The room was a family portrait-gallery. Soldiers, sailors, policeman, Wrafs, Wrens, nurses. The Moffats looked to have a private army of their own. They had nine children and Mrs. Peeples was the youngest. Peeples’ picture was among the rest. On his wedding-day with his pot-hat. There was an old piano in the room, too. Mr. Peeples had been playing it earlier that evening. In his younger days, he’d been a pianist at a picture-palace. Those days were long gone. Now, he looked like a corpse.
‘What do you want to come here for? I haven’t done anything wrong. It’s not fair to show me up in front of my wife’s family. They’ll take it bad.’

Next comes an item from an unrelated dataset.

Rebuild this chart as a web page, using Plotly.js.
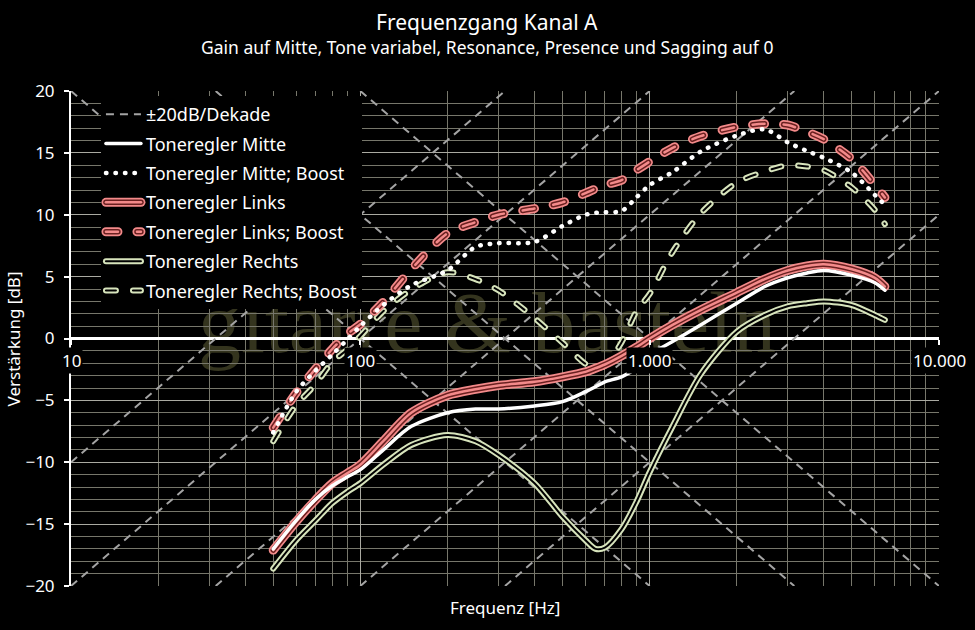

He looked round at all the photographs, like a guilty man counting the firing-squad.
‘You’re a bit of wretch, aren’t you, Mr. Peeples? You deceived Sergeant Cromwell into thinking your children had whooping-cough, when all the time they were here, as healthy as a couple of kittens. Why did you do that?’
Peeples didn’t know what to say. In his misery, his memory and speech seemed to have deserted him.
‘Shall I tell you? Someone wanted to use your house for a particular purpose and wanted your wife and family out of the way, didn’t he? He’d a very sick man on his hands and didn’t know where to put him. So, he chose your place.’
‘I was only doin’ him a favour. No harm in that, is there?’
‘No. And I guess he paid you well.’
‘He made it worth my while. I’d to get my wife and kids away at nearly a minute’s notice.’
‘What did your wife say?’
‘She didn’t mind much. We’d promised my mother-in-law we’d come in the summer, but money was scarce. It was just the chance we wanted. The missus didn’t need much persuadin’. Specially as the money came in useful.’
‘But why all the paraphernalia about whooping-cough?’
‘They’re such a nosey crowd in July Street. They’d have wanted to know why the wife and kids had gone so suddenlike and the women around w
ould have started, as they usually do, wantin’ to do the house for me and bring in food.’
‘Decent of them. Very neighbourly. And you couldn’t afford to have anybody with the run of the house, when you’d got a wanted criminal, wounded, in the bed upstairs. …’
Mr. Peeples looked miserable.
‘It was an act of charity. You can’t deny that. I didn’t know he was a wanted man. Until I saw it in the papers, I thought I was just givin’ hospitality to a friend of the doctor’s who’d been injured in a street fight. That’s what they told me.’
‘Doctor Macready?’
‘Yes. He called after dark on Monday night. He said he’d got a wounded man who’d been picked up and carried into Barnes’s garage and would I take him in, until he was well enough to be moved elsewhere. I said, what about a hospital? He went away, then, and came back with Sammy Barnes. Sammy’s my landlord and I work for him. He said I’d better do as I was told and not ask questions. What could I do?’
‘And you were forced to do as they told you and bundle out your wife and family at a moment’s notice?’
‘As I said, my wife didn’t mind on account of the money we were to get for it. Sammy Barnes sent them all off in a car to Chatham.’
‘They went in the dark; and then this whooping-cough idea was invented to explain their absence?’
‘The youngsters play with kids in the street, who call for them. We didn’t want that. So, we said we’d put it about they’d got whooping-cough. I couldn’t say my wife was away. If I did, well, as I said, we’ve neighbours who’d have started coming in to help with the housework and give me meals. They always do when the wife’s away. So, I had to pretend we were all at home, and that the kids were in bed and the wife nursing them.’
‘Who’s was the idea of the tape-recorder?’
‘Sammy Barnes’s. He lent it to me and the doctor got the tape. There’s a lot of whooping-cough about just now and it was easy. Sammy said it would add a bit of colour to the tale we’d told.’